Dans certaines villes, il existe des marchés aux puces +/- légaux. Si tu t'installes sur un marché non réglementaire, pense à déballer ta marchandise sur un carré de tissu. Si jamais un képi se pointe, attrape les 4 coins du chiffon pour remballer fissa et tire-toi sans rien demander. Bien sûr, ne fais jamais la connerie de vendre des machins +/- "tombés d'un camion", le jeu n'en vaut vraiment pas la chandelle.
Etablir le prix de ta marchandise peut te laisser rêveur, à juste titre. En fait, le prix ne dépend pas de ce que tu proposes à la vente mais de l'envie d'acheter du passant. Il faut être fin psychologue pour gagner sa croûte en vendant du résidu de poubelle mais c'est jouable. A condition de ne pas te prendre pour ce que tu n'es pas et de te contenter de ramasser en fonction de tes besoins : il faut écouler ton stock dans la matinée sinon tu te le coltines sur le dos le restant de la journée.
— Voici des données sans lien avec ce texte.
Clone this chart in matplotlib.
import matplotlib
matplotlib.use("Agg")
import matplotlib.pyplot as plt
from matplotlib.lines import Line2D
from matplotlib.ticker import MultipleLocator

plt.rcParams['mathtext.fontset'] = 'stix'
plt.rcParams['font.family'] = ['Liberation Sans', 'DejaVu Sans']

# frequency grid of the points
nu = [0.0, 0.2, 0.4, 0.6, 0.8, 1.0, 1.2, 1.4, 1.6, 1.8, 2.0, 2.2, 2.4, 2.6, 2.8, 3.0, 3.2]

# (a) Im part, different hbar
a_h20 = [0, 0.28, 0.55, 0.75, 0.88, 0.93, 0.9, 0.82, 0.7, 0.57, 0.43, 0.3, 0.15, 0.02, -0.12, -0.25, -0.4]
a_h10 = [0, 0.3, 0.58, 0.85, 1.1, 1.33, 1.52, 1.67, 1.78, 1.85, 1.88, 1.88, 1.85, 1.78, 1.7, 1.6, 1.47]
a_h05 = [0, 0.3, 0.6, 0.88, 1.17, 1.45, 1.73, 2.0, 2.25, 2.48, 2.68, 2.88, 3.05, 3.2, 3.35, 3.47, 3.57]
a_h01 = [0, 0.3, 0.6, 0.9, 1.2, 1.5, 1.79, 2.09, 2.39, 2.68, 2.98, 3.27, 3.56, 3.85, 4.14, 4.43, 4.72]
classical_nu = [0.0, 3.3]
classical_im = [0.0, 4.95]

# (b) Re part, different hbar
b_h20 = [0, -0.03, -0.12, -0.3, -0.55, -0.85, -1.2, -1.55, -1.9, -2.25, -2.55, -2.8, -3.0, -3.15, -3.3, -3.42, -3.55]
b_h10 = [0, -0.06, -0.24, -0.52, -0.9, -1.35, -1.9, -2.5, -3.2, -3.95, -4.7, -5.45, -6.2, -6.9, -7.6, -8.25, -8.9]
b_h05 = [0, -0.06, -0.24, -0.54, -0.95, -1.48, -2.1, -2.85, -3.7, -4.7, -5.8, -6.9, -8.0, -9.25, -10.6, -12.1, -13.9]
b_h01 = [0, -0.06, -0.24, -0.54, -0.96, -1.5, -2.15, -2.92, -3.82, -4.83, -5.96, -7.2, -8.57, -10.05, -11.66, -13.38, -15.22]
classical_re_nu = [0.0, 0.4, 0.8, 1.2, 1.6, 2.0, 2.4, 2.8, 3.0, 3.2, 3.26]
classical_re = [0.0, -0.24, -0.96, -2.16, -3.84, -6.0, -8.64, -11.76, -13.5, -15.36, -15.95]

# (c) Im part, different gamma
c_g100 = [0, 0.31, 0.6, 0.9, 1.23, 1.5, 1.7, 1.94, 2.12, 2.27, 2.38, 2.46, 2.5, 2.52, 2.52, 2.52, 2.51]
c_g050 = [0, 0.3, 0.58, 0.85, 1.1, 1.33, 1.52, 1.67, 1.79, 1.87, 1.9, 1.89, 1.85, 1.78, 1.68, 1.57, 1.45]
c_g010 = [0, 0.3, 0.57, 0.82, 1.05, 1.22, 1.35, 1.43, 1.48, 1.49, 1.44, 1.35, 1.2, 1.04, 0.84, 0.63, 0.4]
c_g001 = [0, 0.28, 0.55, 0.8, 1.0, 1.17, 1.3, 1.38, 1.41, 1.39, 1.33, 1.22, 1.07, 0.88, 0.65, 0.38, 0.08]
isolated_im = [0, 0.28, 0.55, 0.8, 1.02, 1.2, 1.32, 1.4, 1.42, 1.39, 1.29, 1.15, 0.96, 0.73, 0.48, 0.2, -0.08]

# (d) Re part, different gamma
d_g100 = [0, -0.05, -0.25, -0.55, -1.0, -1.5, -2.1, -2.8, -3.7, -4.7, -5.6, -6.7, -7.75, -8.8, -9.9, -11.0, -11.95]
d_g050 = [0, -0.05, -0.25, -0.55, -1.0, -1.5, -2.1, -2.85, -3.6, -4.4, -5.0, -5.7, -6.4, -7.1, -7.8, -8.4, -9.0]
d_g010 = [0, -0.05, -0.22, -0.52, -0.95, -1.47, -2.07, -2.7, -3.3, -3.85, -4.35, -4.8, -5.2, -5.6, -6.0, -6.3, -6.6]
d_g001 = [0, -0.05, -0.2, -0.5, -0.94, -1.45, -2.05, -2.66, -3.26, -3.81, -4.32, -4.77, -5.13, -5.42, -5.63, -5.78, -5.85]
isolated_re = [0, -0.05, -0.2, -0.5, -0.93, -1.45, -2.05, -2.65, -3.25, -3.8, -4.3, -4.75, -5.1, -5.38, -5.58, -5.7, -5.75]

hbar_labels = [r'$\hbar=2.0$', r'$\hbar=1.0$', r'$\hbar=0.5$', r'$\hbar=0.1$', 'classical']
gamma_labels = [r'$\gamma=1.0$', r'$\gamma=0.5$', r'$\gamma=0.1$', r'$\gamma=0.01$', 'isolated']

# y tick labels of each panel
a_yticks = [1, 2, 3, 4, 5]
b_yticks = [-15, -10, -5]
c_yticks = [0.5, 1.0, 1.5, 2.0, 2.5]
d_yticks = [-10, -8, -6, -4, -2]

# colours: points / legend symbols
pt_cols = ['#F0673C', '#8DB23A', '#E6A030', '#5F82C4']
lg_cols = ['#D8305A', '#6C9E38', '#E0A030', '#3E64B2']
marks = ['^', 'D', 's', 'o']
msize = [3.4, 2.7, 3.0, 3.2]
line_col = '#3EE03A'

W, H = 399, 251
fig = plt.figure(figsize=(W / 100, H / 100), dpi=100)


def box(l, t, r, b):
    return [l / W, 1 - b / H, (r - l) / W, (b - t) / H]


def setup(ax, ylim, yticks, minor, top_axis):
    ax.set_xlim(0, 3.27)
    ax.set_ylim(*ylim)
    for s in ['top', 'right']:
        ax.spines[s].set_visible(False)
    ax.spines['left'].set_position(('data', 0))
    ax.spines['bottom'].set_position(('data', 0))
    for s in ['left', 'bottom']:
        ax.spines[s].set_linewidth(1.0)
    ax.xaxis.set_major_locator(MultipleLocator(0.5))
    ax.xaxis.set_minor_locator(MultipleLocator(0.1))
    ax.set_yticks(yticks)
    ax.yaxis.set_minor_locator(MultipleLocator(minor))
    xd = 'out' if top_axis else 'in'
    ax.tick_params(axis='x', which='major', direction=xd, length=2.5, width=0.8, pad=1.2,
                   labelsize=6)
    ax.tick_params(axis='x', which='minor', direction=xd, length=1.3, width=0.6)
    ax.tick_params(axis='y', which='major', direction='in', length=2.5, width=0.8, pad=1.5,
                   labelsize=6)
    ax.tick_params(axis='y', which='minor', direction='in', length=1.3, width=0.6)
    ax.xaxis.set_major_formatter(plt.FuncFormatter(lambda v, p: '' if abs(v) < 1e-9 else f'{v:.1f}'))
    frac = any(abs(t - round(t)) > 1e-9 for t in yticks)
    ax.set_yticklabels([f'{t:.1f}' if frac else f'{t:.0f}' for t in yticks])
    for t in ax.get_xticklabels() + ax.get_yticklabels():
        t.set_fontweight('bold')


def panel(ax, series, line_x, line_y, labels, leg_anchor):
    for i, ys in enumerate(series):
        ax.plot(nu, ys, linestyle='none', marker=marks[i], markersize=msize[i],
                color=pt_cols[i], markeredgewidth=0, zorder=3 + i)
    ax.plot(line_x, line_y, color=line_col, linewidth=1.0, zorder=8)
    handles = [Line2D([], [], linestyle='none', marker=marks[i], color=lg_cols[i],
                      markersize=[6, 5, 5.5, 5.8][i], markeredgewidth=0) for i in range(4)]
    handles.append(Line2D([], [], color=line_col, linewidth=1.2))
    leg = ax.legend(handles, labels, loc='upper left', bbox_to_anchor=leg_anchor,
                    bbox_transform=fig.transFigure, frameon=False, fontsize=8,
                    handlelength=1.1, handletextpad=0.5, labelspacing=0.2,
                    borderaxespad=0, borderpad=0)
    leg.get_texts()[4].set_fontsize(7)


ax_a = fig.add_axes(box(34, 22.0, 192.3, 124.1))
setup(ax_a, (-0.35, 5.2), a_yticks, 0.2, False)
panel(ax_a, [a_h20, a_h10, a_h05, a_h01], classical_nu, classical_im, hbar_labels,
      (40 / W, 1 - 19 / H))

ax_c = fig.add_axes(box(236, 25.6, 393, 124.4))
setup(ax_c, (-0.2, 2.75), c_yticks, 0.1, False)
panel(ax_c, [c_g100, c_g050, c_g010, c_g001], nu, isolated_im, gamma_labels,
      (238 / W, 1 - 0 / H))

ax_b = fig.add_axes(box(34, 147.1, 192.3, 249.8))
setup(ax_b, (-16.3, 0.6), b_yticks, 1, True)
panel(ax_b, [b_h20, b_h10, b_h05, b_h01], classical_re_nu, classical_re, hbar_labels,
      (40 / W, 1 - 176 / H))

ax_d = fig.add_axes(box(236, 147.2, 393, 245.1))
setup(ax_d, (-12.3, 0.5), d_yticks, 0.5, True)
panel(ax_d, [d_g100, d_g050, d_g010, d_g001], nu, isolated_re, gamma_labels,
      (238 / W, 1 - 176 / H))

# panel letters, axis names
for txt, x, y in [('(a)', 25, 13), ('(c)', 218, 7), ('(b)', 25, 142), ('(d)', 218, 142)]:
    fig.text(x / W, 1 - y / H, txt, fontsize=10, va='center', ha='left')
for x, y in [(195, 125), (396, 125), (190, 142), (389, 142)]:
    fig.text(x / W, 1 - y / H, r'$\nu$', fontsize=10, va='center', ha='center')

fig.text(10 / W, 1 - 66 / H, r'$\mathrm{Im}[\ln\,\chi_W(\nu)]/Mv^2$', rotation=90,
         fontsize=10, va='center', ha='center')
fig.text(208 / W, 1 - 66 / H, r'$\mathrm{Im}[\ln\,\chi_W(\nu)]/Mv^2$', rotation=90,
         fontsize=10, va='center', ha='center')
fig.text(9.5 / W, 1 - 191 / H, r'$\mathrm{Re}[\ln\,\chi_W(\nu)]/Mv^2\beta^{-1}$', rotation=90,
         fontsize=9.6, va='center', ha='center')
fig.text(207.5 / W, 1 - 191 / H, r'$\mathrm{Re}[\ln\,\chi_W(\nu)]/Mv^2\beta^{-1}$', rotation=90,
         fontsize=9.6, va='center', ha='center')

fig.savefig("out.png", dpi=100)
D'autres combines sont envisageables. Ici, l'imagination est au pouvoir. Certains ont par exemple inventé le métier de "parcmètreur". Cela consiste à déposer un ticket de parcmètre en règle dans les voitures en infraction dès que les carnets de PV s'approchent. Il faut un sens aigü de l'organisation et de l'observation pour réussir dans ce boulot, d'abord pour monter le bizness avec les stationneurs réguliers, ensuite pour ne pas rater son coup car un client qui se prend une prune est un client perdu. Un peu d'humour est également souhaitable pour que les képis prennent ta combine à la rigolade. Il faut aussi être en mesure d'avancer les piècettes avant de se faire rembourser avec quelque intérêt.
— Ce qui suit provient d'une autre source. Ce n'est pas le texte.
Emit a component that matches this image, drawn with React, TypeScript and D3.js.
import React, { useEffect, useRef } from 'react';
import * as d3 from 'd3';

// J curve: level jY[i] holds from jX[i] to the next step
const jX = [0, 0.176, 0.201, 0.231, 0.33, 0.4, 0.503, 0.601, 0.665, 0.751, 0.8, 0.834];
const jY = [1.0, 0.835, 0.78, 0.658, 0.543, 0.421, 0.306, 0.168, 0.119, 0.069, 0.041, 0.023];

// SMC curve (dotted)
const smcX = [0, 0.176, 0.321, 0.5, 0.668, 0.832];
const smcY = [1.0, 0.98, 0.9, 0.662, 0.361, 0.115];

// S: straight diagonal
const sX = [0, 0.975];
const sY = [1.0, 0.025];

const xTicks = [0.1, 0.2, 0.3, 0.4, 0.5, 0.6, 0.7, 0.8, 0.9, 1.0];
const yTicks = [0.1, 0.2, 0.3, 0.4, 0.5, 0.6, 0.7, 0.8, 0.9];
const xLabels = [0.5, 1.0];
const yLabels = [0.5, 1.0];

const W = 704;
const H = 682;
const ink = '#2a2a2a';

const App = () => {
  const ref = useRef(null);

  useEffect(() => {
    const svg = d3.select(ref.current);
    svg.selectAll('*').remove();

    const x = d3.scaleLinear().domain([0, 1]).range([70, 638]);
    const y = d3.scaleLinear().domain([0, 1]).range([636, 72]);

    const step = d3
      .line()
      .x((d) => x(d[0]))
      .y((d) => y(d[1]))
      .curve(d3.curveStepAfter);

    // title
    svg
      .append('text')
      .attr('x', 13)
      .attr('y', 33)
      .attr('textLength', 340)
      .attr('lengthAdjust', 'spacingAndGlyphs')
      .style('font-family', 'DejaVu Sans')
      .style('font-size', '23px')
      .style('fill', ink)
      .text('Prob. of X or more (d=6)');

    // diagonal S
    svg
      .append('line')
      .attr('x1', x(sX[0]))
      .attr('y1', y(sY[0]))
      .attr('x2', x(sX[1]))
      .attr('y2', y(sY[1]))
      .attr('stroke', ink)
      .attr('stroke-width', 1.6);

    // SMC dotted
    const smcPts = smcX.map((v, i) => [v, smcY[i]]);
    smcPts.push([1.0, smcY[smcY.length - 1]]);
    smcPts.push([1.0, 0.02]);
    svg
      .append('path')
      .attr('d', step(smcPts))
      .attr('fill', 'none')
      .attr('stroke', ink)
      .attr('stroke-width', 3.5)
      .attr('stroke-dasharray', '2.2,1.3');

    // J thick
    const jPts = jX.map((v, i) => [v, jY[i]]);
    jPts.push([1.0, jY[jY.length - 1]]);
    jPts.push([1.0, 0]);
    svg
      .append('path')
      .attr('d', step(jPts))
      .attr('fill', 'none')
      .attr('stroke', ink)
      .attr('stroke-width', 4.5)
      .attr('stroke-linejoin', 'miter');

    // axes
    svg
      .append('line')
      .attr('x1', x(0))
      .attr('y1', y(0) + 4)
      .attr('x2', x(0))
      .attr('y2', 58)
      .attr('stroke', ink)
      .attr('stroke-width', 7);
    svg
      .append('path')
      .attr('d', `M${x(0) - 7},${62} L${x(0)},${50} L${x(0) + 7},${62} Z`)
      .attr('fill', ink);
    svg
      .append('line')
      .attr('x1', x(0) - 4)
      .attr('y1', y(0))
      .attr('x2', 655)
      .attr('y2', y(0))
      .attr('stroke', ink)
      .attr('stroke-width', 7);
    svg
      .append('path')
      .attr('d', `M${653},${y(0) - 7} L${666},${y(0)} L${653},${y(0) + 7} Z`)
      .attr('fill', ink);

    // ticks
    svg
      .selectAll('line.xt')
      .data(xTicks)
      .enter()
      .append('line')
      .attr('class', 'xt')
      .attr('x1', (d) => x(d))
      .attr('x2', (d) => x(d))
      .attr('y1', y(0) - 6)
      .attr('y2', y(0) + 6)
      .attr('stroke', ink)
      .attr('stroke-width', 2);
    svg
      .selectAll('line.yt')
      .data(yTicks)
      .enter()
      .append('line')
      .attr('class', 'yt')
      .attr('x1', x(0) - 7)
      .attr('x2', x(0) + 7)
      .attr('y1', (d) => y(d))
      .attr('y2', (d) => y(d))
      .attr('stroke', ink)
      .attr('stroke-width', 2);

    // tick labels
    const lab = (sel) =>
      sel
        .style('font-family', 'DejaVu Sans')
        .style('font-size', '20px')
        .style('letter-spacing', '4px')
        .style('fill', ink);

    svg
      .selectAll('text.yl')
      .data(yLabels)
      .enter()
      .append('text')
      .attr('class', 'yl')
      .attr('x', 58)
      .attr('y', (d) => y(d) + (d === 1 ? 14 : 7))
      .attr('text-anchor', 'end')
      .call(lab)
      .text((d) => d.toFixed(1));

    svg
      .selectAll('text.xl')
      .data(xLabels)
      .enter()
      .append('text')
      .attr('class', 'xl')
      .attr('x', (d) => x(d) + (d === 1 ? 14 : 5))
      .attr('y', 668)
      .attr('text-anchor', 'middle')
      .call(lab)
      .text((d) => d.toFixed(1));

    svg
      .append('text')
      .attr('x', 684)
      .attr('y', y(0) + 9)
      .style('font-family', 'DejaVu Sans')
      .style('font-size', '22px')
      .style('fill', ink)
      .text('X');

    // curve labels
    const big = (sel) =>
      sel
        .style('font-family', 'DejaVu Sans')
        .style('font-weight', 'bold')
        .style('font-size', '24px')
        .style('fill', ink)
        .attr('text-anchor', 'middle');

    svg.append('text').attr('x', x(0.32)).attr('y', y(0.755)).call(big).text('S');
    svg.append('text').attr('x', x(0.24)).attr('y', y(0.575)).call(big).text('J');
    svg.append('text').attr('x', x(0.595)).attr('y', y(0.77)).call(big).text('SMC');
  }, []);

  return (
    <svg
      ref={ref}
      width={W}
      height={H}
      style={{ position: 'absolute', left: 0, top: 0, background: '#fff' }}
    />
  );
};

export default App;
Pour rester sur les parkings, tu peux aussi traîner sur ceux des hyper-marchés. Gagner sa croûte consiste à ramener les chariots vides des clients pressés et à garder la pièce de 10 balles (1) pour service rendu à l'humanité consommateuse. Ca marche surtout les jours de pluie. Une variante te fait accompagner les personnes âgées pour pousser le chariot et attraper les produits en haut des gondoles. Cela prend énormément de temps pour un rendement financier modeste, mais pourquoi pas ? D'autant que tu peux étendre le service jusqu'à porter le cabat lourdement chargé jusqu'au sixième sans ascenceur. Tu seras au moins sûr de boire un coup, de grignoter un P'tit Lu (marque déposée) et d'apprendre comment on vivait avant l'invention du portable.
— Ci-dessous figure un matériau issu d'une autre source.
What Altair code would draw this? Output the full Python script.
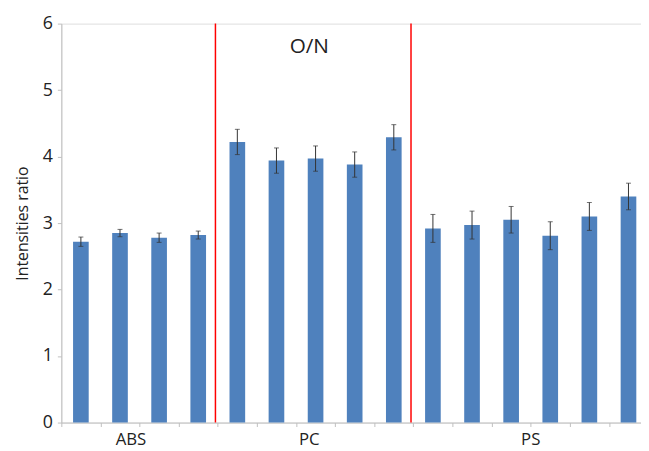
import altair as alt
import pandas as pd

groups = ["ABS"] * 4 + ["PC"] * 5 + ["PS"] * 6
values = [2.72, 2.85, 2.78, 2.82, 4.22, 3.94, 3.97, 3.88, 4.29, 2.92, 2.97, 3.05, 2.81, 3.10, 3.40]
errors = [0.07, 0.055, 0.07, 0.06, 0.19, 0.19, 0.19, 0.19, 0.19, 0.21, 0.21, 0.20, 0.21, 0.21, 0.20]

group_labels = ["ABS", "PC", "PS"]
group_label_pos = [1.78, 6.34, 12.0]
separator_pos = [3.94, 8.94]
title_text = "O/N"
y_ticks = [0, 1, 2, 3, 4, 5, 6]

rows = []
for i, (g, v, e) in enumerate(zip(groups, values, errors)):
    rows.append({"slot": i, "x0": i + 0.3, "x1": i + 0.7, "xc": i + 0.5,
                 "group": g, "value": v, "lo": v - e, "hi": v + e})
df = pd.DataFrame(rows)

xscale = alt.Scale(domain=[0, 14.82], nice=False, zero=False)
yscale = alt.Scale(domain=[0, 6], nice=False)

FONT = "Open Sans"

base = alt.Chart(df)

bars = base.mark_bar(color="#4F81BD").encode(
    x=alt.X("x0:Q", scale=xscale,
            axis=alt.Axis(values=list(range(0, 15)), labels=False, title=None,
                          domainColor="#BFBFBF", tickColor="#BFBFBF", tickSize=4,
                          grid=False)),
    x2="x1:Q",
    y=alt.Y("value:Q", scale=yscale,
            axis=alt.Axis(values=y_ticks, format="d", title="Intensities ratio", grid=False,
                          domainColor="#BFBFBF", tickColor="#BFBFBF", tickSize=4,
                          labelFontSize=18, labelColor="#222222", labelFont=FONT,
                          labelPadding=5, titleFontSize=16, titleFont=FONT,
                          titleFontWeight="normal", titleColor="#222222",
                          titlePadding=12)),
    y2=alt.datum(0),
)

err_rule = base.mark_rule(color="#333333", strokeWidth=1).encode(
    x="xc:Q", y="lo:Q", y2="hi:Q")
err_lo = base.mark_tick(color="#333333", orient="horizontal", size=5, thickness=1).encode(
    x="xc:Q", y="lo:Q")
err_hi = base.mark_tick(color="#333333", orient="horizontal", size=5, thickness=1).encode(
    x="xc:Q", y="hi:Q")

sep_df = pd.DataFrame({"x": separator_pos, "y0": [0] * 2, "y1": [6] * 2})
seps = alt.Chart(sep_df).mark_rule(color="#FF0000", strokeWidth=1.5).encode(
    x="x:Q", y="y0:Q", y2="y1:Q")

lab_df = pd.DataFrame({"x": group_label_pos, "label": group_labels, "y": [-0.26] * 3})
labs = alt.Chart(lab_df).mark_text(fontSize=17, font=FONT, color="#222222",
                                   baseline="middle").encode(
    x="x:Q", y="y:Q", text="label:N")

title_df = pd.DataFrame({"x": [6.34], "y": [5.65], "label": [title_text]})
title = alt.Chart(title_df).mark_text(fontSize=21, font=FONT, color="#222222",
                                      baseline="middle").encode(
    x="x:Q", y="y:Q", text="label:N")

chart = alt.layer(bars, err_rule, err_lo, err_hi, seps, labs, title).properties(
    width=587, height=404,
    autosize=alt.AutoSizeParams(type="none"),
    padding={"left": 54, "top": 13, "right": 0, "bottom": 26},
).configure_view(stroke=None).configure(background="white")

chart.save("out.html", embed_options={"renderer": "svg", "actions": False})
La notion de service de proximité est presque entièrement inexplorée, alors pense-z-y. Prend le temps d'observer les comportements de ceux qui ont de l'argent et répond à leurs besoins avant qu'ils soient formulés. L'exemple type est la corvée de chien : personne n'aime descendre faire pisser Médor au lever du jour ou à la tombée de la nuit. Si tes tarifs sont réalistes tu auras vite fait de te trimballer toutes les laisses d'une co-propriété. Profite-z'en pour leur apprendre le caniveau. Aux chiens, bien sûr.
Pour que tes petites combines arrondissent tes fins de mois, il faut innover en permanence, tes trouvailles étant très vite imitées par la concurrence et, hélas, trop souvent salopées. Mine de rien, si tu es sérieux, tu finiras par te faire connaitre et apprécier sur ta zone d'activité. Pour un exclu, ce n'est pas négligeable. Les avantages sont multiples, un peu de monnaie au fond de ta poche bien sûr, mais ce n'est pas le plus important.
Si tu sais y faire tu deviendras indispensable à la qualité de la vie sur ton secteur. Les gens n'hésiteront pas à faire appel à toi en cas de besoins ponctuels. Tu auras ainsi retrouvé une place pleine et entière dans la société. Certes, tu restes exclu, mais c'est précisément ton but, rappelle-toi. Vivre différemment, ne pas avoir l'argent et l'ambition comme maîtres à penser, prendre le temps de bavarder avec le chaland qui passe, être disponible, soulager quelques petites misères autour de toi. Bref, devenir l'idiot du village.
Qu'est-ce que cela peut bien te faire de ne pas avoir de stock-options pour tes étrennes ? Elle te manque tant que ça la société qui t'a claqué la porte au nez il n'y a pas si longtemps ? Allez, pour te convaincre une bonne fois pour toutes, voilà le secret qui fait que l'exclusion est bien plus enrichissante qu'un poste de direction dans l'industrie pétrolière. En étant exclu, tu possèdes le temps ! Autant que tu en veux, tu n'a qu'à te servir, c'est cadeau.
ndlr : certaines combines sont passées sous silence, des collègues continuant de les exploiter.